── Dataset excerpts ──

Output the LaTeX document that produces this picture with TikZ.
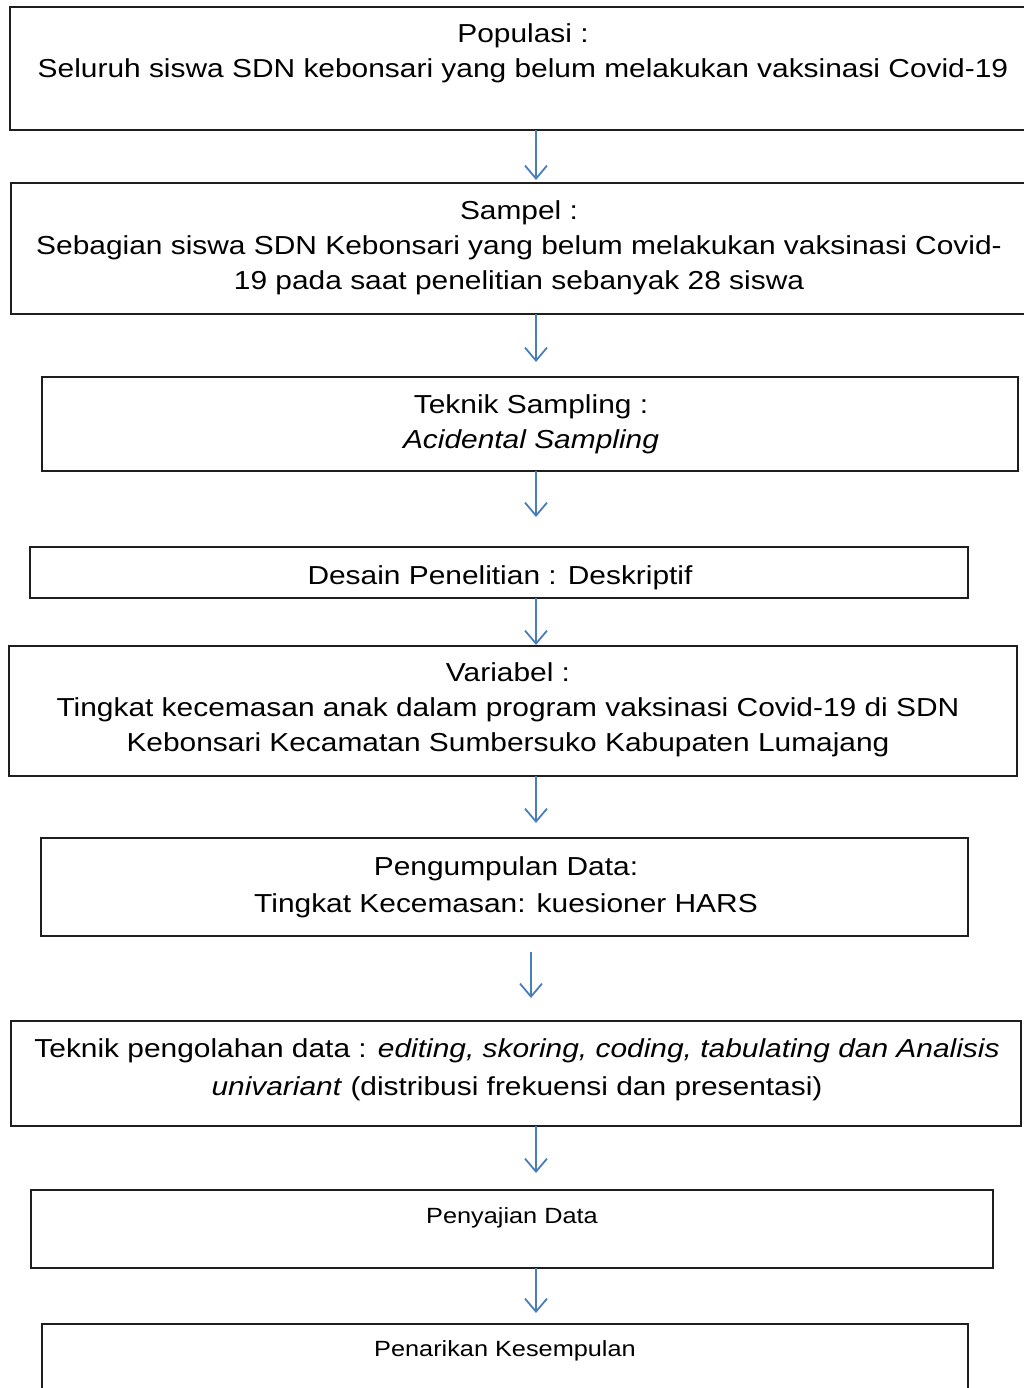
\documentclass[tikz,border=0pt]{standalone}
\usepackage{fontspec}
\setmainfont{Liberation Sans}[FakeStretch=1.15]
\usetikzlibrary{arrows.meta}
\definecolor{arrblue}{HTML}{4A7EBB}
\definecolor{boxline}{HTML}{1E1E1E}
\tikzset{
  flowbox/.style={draw=boxline, line width=2.2pt, fill=none},
  bigtext/.style={anchor=north, inner sep=0pt, align=center, font=\fontsize{26}{35}\selectfont},
  smalltext/.style={anchor=north, inner sep=0pt, align=center, font=\fontsize{22}{28}\selectfont},
  arr/.style={draw=arrblue, line width=1.8pt, -{Straight Barb[length=13pt,width=22pt,line width=1.8pt]}}
}
\begin{document}
\begin{tikzpicture}[x=1pt,y=-1pt]
\useasboundingbox (0,0) rectangle (1024,1388);
\clip (0,0) rectangle (1024,1388);
% boxes
\draw[flowbox] (10,7) rectangle (1040,130);
\draw[flowbox] (11,183) rectangle (1040,314);
\draw[flowbox] (42,377) rectangle (1018,471);
\draw[flowbox] (30,547) rectangle (968,598);
\draw[flowbox] (9,646) rectangle (1017,776);
\draw[flowbox] (41,838) rectangle (968,936);
\draw[flowbox] (11,1021) rectangle (1021,1126);
\draw[flowbox] (31,1190) rectangle (993,1268);
\draw[flowbox] (42,1324) rectangle (968,1400);
% anchor coordinates for connectors
\coordinate (a1s) at (536,130);
\coordinate (a2n) at (536,180);
\coordinate (a2s) at (536,314);
\coordinate (a3n) at (536,362);
\coordinate (a3s) at (536,471);
\coordinate (a4n) at (536,517);
\coordinate (a4s) at (536,598);
\coordinate (a5n) at (536,645);
\coordinate (a5s) at (536,776);
\coordinate (a6n) at (536,823);
\coordinate (a6s) at (531,952);
\coordinate (a7n) at (531,998);
\coordinate (a7s) at (536,1126);
\coordinate (a8n) at (536,1173);
\coordinate (a8s) at (536,1268);
\coordinate (a9n) at (536,1313);
% texts
\node[bigtext] (t1) at (523,23) {Populasi :\\Seluruh siswa SDN kebonsari yang belum melakukan vaksinasi Covid-19};
\node[bigtext] (t2) at (519,200) {Sampel :\\Sebagian siswa SDN Kebonsari yang belum melakukan vaksinasi Covid-\\19 pada saat penelitian sebanyak 28 siswa};
\node[bigtext] (t3) at (531,394) {Teknik Sampling :\\\textit{Acidental Sampling}};
\node[bigtext] (t4) at (500,565) {Desain Penelitian : Deskriptif};
\node[bigtext] (t5) at (508,662) {Variabel :\\Tingkat kecemasan anak dalam program vaksinasi Covid-19 di SDN\\Kebonsari Kecamatan Sumbersuko Kabupaten Lumajang};
\node[bigtext, font=\fontsize{26}{37}\selectfont] (t6) at (506,856) {Pengumpulan Data:\\Tingkat Kecemasan: kuesioner HARS};
\node[bigtext, font=\fontsize{26}{38}\selectfont] (t7) at (517,1038) {Teknik pengolahan data : \textit{editing, skoring, coding, tabulating dan Analisis}\\\textit{univariant} (distribusi frekuensi dan presentasi)};
\node[smalltext] (t8) at (512,1207) {Penyajian Data};
\node[smalltext] (t9) at (505,1340) {Penarikan Kesempulan};
% connectors
\draw[arr] (a1s) -- (a2n);
\draw[arr] (a2s) -- (a3n);
\draw[arr] (a3s) -- (a4n);
\draw[arr] (a4s) -- (a5n);
\draw[arr] (a5s) -- (a6n);
\draw[arr] (a6s) -- (a7n);
\draw[arr] (a7s) -- (a8n);
\draw[arr] (a8s) -- (a9n);
\end{tikzpicture}
\end{document}
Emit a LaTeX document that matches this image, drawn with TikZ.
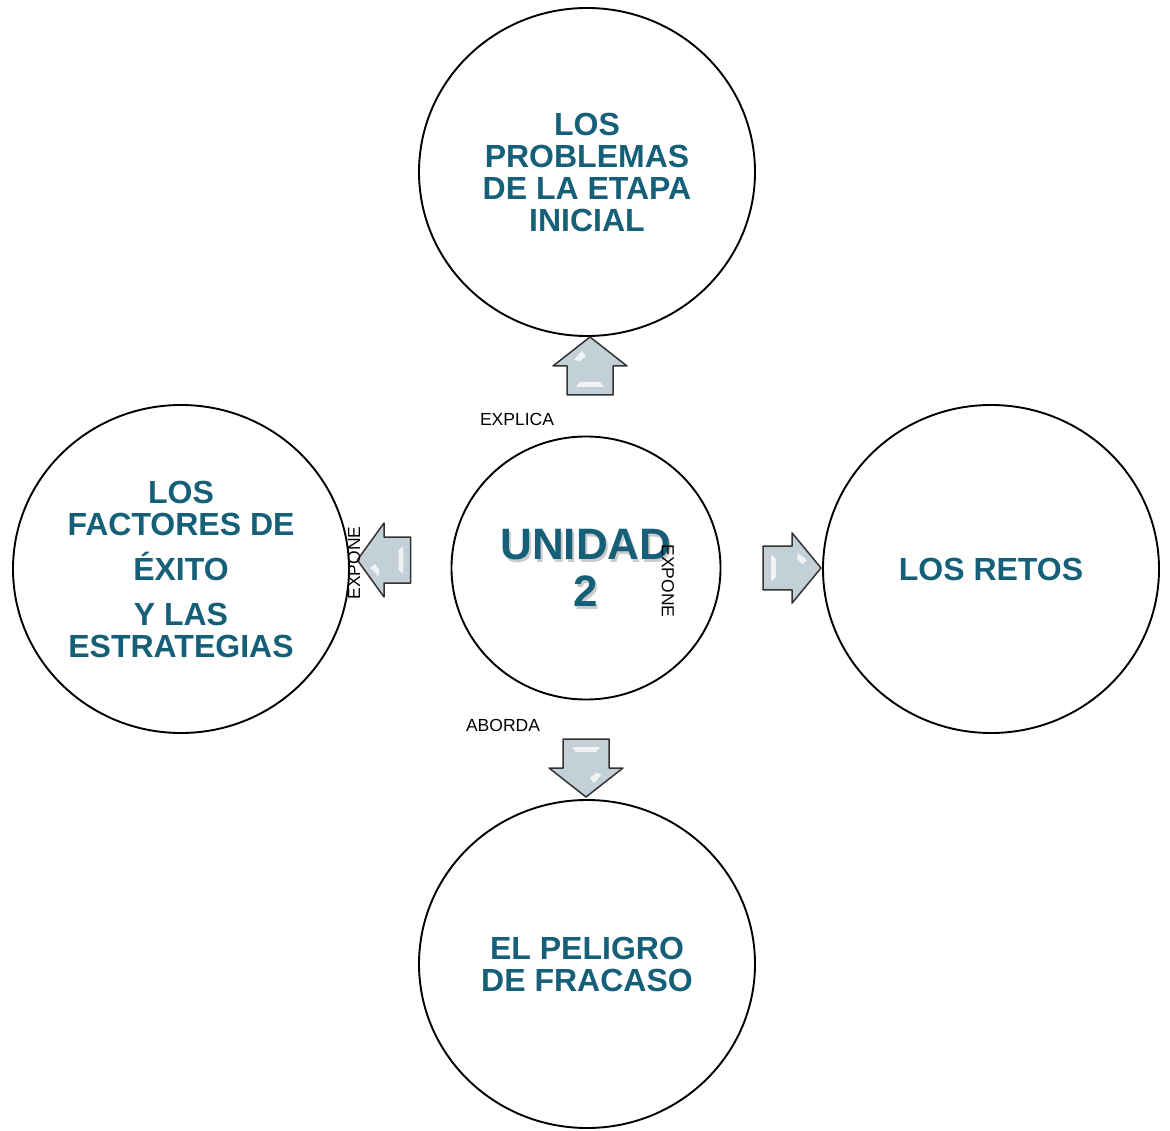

───

**What the exercise asks:** Repeat the data exactly, dropping every picture it holds.

**Result of the task:**
Output the LaTeX document that produces this picture with TikZ.
\documentclass[tikz,border=0pt]{standalone}
\usepackage{fontspec}
\setmainfont{Liberation Sans}[FakeStretch=1.15]
\usetikzlibrary{arrows.meta}
\definecolor{arrblue}{HTML}{4A7EBB}
\definecolor{boxline}{HTML}{1E1E1E}
\tikzset{
  flowbox/.style={draw=boxline, line width=2.2pt, fill=none},
  bigtext/.style={anchor=north, inner sep=0pt, align=center, font=\fontsize{26}{35}\selectfont},
  smalltext/.style={anchor=north, inner sep=0pt, align=center, font=\fontsize{22}{28}\selectfont},
  arr/.style={draw=arrblue, line width=1.8pt, -{Straight Barb[length=13pt,width=22pt,line width=1.8pt]}}
}
\begin{document}
\begin{tikzpicture}[x=1pt,y=-1pt]
\useasboundingbox (0,0) rectangle (1024,1388);
\clip (0,0) rectangle (1024,1388);
% boxes
\draw[flowbox] (10,7) rectangle (1040,130);
\draw[flowbox] (11,183) rectangle (1040,314);
\draw[flowbox] (42,377) rectangle (1018,471);
\draw[flowbox] (30,547) rectangle (968,598);
\draw[flowbox] (9,646) rectangle (1017,776);
\draw[flowbox] (41,838) rectangle (968,936);
\draw[flowbox] (11,1021) rectangle (1021,1126);
\draw[flowbox] (31,1190) rectangle (993,1268);
\draw[flowbox] (42,1324) rectangle (968,1400);
% anchor coordinates for connectors
\coordinate (a1s) at (536,130);
\coordinate (a2n) at (536,180);
\coordinate (a2s) at (536,314);
\coordinate (a3n) at (536,362);
\coordinate (a3s) at (536,471);
\coordinate (a4n) at (536,517);
\coordinate (a4s) at (536,598);
\coordinate (a5n) at (536,645);
\coordinate (a5s) at (536,776);
\coordinate (a6n) at (536,823);
\coordinate (a6s) at (531,952);
\coordinate (a7n) at (531,998);
\coordinate (a7s) at (536,1126);
\coordinate (a8n) at (536,1173);
\coordinate (a8s) at (536,1268);
\coordinate (a9n) at (536,1313);
% texts
\node[bigtext] (t1) at (523,23) {Populasi :\\Seluruh siswa SDN kebonsari yang belum melakukan vaksinasi Covid-19};
\node[bigtext] (t2) at (519,200) {Sampel :\\Sebagian siswa SDN Kebonsari yang belum melakukan vaksinasi Covid-\\19 pada saat penelitian sebanyak 28 siswa};
\node[bigtext] (t3) at (531,394) {Teknik Sampling :\\\textit{Acidental Sampling}};
\node[bigtext] (t4) at (500,565) {Desain Penelitian : Deskriptif};
\node[bigtext] (t5) at (508,662) {Variabel :\\Tingkat kecemasan anak dalam program vaksinasi Covid-19 di SDN\\Kebonsari Kecamatan Sumbersuko Kabupaten Lumajang};
\node[bigtext, font=\fontsize{26}{37}\selectfont] (t6) at (506,856) {Pengumpulan Data:\\Tingkat Kecemasan: kuesioner HARS};
\node[bigtext, font=\fontsize{26}{38}\selectfont] (t7) at (517,1038) {Teknik pengolahan data : \textit{editing, skoring, coding, tabulating dan Analisis}\\\textit{univariant} (distribusi frekuensi dan presentasi)};
\node[smalltext] (t8) at (512,1207) {Penyajian Data};
\node[smalltext] (t9) at (505,1340) {Penarikan Kesempulan};
% connectors
\draw[arr] (a1s) -- (a2n);
\draw[arr] (a2s) -- (a3n);
\draw[arr] (a3s) -- (a4n);
\draw[arr] (a4s) -- (a5n);
\draw[arr] (a5s) -- (a6n);
\draw[arr] (a6s) -- (a7n);
\draw[arr] (a7s) -- (a8n);
\draw[arr] (a8s) -- (a9n);
\end{tikzpicture}
\end{document}
Emit a LaTeX document that matches this image, drawn with TikZ.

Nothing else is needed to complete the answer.